╭─ Input rows

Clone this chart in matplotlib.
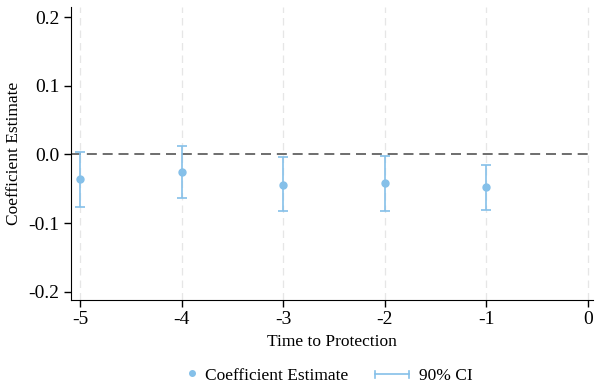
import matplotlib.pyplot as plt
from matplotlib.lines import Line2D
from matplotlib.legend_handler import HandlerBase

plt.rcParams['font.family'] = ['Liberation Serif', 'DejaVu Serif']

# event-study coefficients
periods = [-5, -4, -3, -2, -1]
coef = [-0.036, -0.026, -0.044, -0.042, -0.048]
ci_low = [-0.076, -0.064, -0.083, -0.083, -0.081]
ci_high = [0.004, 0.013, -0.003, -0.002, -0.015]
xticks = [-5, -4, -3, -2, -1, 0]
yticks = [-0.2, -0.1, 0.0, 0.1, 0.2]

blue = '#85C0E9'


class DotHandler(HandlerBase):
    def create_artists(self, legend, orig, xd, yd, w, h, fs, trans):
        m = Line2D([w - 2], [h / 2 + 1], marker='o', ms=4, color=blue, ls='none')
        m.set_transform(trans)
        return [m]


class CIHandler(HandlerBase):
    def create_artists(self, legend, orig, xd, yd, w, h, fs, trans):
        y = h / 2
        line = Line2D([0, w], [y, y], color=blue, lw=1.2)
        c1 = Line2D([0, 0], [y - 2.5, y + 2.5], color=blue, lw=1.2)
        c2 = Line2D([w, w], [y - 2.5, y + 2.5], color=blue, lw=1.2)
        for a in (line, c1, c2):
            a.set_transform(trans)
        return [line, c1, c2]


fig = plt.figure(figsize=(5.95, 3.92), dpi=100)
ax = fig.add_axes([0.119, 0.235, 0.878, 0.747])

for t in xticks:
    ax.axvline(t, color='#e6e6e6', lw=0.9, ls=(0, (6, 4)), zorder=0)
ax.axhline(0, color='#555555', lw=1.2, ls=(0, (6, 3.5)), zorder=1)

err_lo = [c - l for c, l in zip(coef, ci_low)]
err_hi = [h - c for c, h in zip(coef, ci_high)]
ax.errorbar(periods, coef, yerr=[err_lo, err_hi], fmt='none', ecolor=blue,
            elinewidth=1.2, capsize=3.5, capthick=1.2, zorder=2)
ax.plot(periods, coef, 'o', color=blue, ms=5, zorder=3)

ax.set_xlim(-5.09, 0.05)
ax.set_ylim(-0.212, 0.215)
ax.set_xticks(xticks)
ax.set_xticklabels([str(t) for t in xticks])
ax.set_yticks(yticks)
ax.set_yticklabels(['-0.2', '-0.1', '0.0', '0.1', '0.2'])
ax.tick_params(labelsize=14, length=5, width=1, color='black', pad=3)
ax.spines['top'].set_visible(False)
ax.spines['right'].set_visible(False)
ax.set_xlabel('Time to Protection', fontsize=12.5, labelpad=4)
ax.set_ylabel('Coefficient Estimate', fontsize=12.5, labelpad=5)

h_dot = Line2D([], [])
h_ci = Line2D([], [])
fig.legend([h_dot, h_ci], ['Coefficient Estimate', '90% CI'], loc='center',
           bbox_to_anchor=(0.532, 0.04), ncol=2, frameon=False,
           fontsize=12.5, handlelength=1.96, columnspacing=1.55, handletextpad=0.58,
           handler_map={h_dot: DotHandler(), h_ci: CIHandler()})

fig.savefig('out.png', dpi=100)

╰─
╭─ Input rows

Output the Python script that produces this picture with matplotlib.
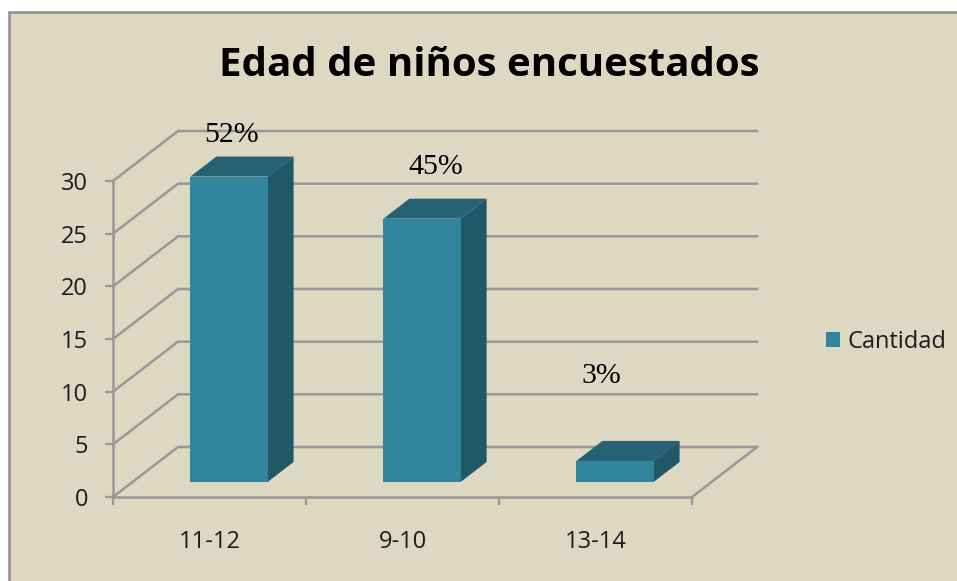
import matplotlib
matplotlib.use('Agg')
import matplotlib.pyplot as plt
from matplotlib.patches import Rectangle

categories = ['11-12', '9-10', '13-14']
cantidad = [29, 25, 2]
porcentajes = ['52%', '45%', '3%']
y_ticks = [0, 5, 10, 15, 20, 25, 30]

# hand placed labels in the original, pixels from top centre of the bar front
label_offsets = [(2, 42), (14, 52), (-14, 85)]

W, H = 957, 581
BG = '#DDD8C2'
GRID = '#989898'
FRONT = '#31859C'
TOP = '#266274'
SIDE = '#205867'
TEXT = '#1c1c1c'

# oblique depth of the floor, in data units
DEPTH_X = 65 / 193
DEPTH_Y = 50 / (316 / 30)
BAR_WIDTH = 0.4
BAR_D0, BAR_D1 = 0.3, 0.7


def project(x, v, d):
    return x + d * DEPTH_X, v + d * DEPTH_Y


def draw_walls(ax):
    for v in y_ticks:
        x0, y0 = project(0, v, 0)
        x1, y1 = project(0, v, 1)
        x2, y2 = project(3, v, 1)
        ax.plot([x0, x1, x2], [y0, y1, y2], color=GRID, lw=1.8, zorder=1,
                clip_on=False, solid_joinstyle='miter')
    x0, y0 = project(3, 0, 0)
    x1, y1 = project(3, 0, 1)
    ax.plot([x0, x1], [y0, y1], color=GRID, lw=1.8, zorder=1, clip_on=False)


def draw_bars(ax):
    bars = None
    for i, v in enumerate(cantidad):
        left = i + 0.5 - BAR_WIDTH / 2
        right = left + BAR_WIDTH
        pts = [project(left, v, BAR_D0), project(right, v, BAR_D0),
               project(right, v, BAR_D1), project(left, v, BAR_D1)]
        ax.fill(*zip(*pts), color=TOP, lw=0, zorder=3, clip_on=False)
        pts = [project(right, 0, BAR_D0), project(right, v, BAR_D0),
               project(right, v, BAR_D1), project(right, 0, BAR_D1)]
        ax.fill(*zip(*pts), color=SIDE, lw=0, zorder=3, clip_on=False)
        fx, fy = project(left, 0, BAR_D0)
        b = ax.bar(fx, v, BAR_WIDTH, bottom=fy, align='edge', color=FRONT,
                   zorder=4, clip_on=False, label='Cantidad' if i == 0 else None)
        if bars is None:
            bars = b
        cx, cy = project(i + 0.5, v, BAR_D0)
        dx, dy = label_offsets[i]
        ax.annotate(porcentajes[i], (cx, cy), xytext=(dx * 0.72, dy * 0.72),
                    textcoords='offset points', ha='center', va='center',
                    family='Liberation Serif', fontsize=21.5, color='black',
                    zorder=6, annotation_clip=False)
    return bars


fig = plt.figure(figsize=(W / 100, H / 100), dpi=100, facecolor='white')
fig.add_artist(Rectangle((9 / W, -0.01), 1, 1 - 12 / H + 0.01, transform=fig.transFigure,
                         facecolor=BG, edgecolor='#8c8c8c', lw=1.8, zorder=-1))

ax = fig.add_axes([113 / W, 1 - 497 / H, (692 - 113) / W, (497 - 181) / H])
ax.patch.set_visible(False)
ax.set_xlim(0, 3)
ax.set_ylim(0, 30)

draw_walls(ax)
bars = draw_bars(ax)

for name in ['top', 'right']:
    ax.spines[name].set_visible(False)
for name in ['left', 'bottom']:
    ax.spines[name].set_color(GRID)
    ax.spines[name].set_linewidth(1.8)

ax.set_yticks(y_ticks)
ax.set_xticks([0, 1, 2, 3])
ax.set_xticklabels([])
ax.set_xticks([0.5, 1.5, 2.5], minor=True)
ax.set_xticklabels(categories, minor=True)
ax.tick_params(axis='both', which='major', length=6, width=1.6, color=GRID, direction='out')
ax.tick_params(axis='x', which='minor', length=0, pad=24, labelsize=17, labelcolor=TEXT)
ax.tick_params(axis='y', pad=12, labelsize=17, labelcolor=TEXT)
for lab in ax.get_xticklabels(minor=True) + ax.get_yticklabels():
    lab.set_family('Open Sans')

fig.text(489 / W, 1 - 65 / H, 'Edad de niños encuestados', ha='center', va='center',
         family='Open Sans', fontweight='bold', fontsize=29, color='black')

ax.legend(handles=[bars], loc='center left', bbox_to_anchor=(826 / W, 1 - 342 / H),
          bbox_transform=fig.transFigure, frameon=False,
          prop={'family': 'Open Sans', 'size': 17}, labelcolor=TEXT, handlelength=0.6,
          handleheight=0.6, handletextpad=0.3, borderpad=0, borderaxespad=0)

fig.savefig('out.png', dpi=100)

╰─

## Aim of the task
Working from the entries above, reproduce exactly and only the lines beginning with the line that has "Output the Python" and ending with the line that has "lw=1.8, zorder=1, clip_on=False)"; omit all pictures.

## Solution below
Output the Python script that produces this picture with matplotlib.
import matplotlib
matplotlib.use('Agg')
import matplotlib.pyplot as plt
from matplotlib.patches import Rectangle

categories = ['11-12', '9-10', '13-14']
cantidad = [29, 25, 2]
porcentajes = ['52%', '45%', '3%']
y_ticks = [0, 5, 10, 15, 20, 25, 30]

# hand placed labels in the original, pixels from top centre of the bar front
label_offsets = [(2, 42), (14, 52), (-14, 85)]

W, H = 957, 581
BG = '#DDD8C2'
GRID = '#989898'
FRONT = '#31859C'
TOP = '#266274'
SIDE = '#205867'
TEXT = '#1c1c1c'

# oblique depth of the floor, in data units
DEPTH_X = 65 / 193
DEPTH_Y = 50 / (316 / 30)
BAR_WIDTH = 0.4
BAR_D0, BAR_D1 = 0.3, 0.7


def project(x, v, d):
    return x + d * DEPTH_X, v + d * DEPTH_Y


def draw_walls(ax):
    for v in y_ticks:
        x0, y0 = project(0, v, 0)
        x1, y1 = project(0, v, 1)
        x2, y2 = project(3, v, 1)
        ax.plot([x0, x1, x2], [y0, y1, y2], color=GRID, lw=1.8, zorder=1,
                clip_on=False, solid_joinstyle='miter')
    x0, y0 = project(3, 0, 0)
    x1, y1 = project(3, 0, 1)
    ax.plot([x0, x1], [y0, y1], color=GRID, lw=1.8, zorder=1, clip_on=False)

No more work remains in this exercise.